● **Exercise directions**:
Return, exactly as written, every line from the first line of the data below through the line that contains "import plotly.graph_objects as go".

● **Data segment**:
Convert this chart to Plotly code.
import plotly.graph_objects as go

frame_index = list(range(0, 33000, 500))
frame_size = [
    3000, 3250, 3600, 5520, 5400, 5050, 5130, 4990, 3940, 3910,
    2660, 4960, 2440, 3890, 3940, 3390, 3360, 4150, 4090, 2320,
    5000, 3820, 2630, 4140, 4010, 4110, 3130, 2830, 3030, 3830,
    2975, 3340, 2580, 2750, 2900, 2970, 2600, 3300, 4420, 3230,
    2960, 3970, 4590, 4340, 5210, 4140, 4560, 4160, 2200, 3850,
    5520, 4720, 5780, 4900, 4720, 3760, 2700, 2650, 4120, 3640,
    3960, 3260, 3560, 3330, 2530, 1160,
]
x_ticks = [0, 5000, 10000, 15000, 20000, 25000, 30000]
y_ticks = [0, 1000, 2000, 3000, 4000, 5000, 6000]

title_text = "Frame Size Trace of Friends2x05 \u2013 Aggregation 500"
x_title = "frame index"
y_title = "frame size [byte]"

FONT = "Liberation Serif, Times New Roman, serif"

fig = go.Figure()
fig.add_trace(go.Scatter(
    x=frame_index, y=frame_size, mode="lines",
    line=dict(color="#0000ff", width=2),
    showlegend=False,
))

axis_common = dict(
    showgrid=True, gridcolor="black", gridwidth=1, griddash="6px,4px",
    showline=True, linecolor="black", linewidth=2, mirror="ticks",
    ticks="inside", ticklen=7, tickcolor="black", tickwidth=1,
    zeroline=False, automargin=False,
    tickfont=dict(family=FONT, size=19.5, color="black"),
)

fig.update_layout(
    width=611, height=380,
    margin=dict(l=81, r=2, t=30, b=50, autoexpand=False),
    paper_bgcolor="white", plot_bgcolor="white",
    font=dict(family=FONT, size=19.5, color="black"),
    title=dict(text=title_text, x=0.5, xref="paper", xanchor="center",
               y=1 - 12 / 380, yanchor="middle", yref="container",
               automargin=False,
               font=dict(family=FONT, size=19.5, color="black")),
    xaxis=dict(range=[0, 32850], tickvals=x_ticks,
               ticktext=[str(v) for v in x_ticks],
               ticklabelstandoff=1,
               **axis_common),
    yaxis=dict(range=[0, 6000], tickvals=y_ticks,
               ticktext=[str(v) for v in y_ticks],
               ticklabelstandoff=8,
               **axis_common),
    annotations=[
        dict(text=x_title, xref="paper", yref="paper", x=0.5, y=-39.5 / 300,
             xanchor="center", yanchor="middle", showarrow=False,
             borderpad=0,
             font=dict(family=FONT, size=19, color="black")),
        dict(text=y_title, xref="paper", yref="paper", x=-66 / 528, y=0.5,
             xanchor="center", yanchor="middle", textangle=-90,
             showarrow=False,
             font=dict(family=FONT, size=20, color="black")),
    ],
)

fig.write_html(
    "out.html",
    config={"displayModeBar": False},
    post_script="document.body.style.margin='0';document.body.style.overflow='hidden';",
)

● **Task result**:
Convert this chart to Plotly code.
import plotly.graph_objects as go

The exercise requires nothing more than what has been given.